We need to know the clinical view names. Lets find out:

from rwslib import RWSConnection
from rwslib.rws_requests.biostats_gateway import ProjectMetaDataRequest
rws = RWSConnection('innovate', 'MYNAME','MYPASSWORD')

# Get the view names and types. Are they different for the prod. ones?
study_csv_meta = rws.send_request(ProjectMetaDataRequest('MYSTUDY'))
print(study_csv_meta)

should give you a listing of clinical view names and their structure like this. One row per field in each view. We should see there are some views prefixed with "prod." these are the prod only views. If there aren't any then maybe not separate prod views?
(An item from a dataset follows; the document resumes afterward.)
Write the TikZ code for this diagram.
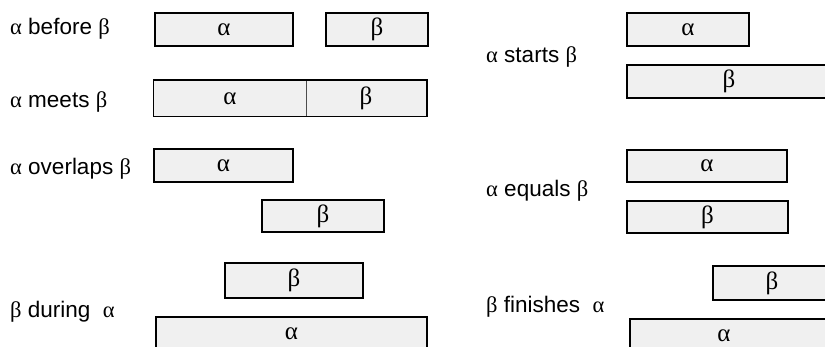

projectname,viewname,ordinal,varname,vartype,varlength,varformat,varlabel
"MYSTUDY","prod.V_MYSTUDY_Lab","1","userid","num","8","10.","Internal id for the user"
"MYSTUDY","prod.V_MYSTUDY_Lab","2","projectid","num","8","10.","projectid"
"MYSTUDY","prod.V_MYSTUDY_Lab","3","project","char","255","$255.","project"
"MYSTUDY","prod.V_MYSTUDY_Lab","4","studyid","num","8","10.","Internal id for the study"
"MYSTUDY","prod.V_MYSTUDY_Lab","5","environmentName","char","20","$20.","Environment"

So we know the view names. Not sure if we can get the data from them. We need a request formatted in that deprecated format:

GET https://{host}/RaveWebServices/datasets/prod.{clinical view name}.csv

from rwslib.rws_requests import RWSAuthorizedGetRequest

class ProdRequest(RWSAuthorizedGetRequest):
    """Deprecated https://{host}/RaveWebServices/datasets/prod.{clinical view name}.csv"""
    def __init__(self, study_name, view_name, prod=False, raw=False):
        self.study_name = study_name
        self.view_name = view_name
        self.prod = prod
        self.raw = raw

    def url_path(self):
        parts = []
        if self.prod:
            parts.append("prod.")
        parts.append(f"V_{self.study_name}_{self.view_name}")
        if self.raw:
            parts.append("_RAW")
        parts.append(".csv")

        return self.make_url("datasets", "".join(parts))

# VIEW_NAME without V_ or _RAW or prod.
test = rws.send_request(ProdRequest("MYSTUDY", "VITALS", prod=True, raw=False))
print(test)
print(rws.last_result.url) # <--- print the url it built, in case you want to paste into a browser to test

I got output like:

userid,projectid,project,studyid,environmentName,subjectId,StudySiteId,Subject,siteid,Site,.....
"39","3","MYSTUDY","6","Prod","492","12","1","9","Matthew Brams MD","000","World","2815",....
"39","3","MYSTUDY","6","Prod","495","12","TG_UAT_20181210","9","Matthew Brams MD","000","World","2844"...
EOF
https://innovate.mdsol.com/RaveWebServices/datasets/prod.V_MYSTUDY_VITALS.csv

So looks like to me that access to these prod. views is deprecated but not removed? Maybe it helps you - you might find that they changed the implementation and you're still getting the same data. I wasn't able to set things up so that I was sure that I had different fields/columns in Dev and Prod environments and I only had access to Prod data not test environments so I couldn't see a mix of data.

Maybe the listing of the views and their columns helps you to prove that the prod views do or do not exist and what their columns are?

Brian-Asahi commented 3 years ago

Hi @iansparks,

Aha, wonderful! Indeed the deprecated "prod." views were still available for my study, and the custom request for the deprecated format was successful. I was able to pull what appears to be knows as the Production Clinical View, I confirmed that the previously missing fields are now included in the new dataset pulled using the above request format.

Thanks again for your quick and knowledgeable assistance with this issue! This library has greatly increased the efficiency and effectiveness of a lot of our processes, I can't thank you enough!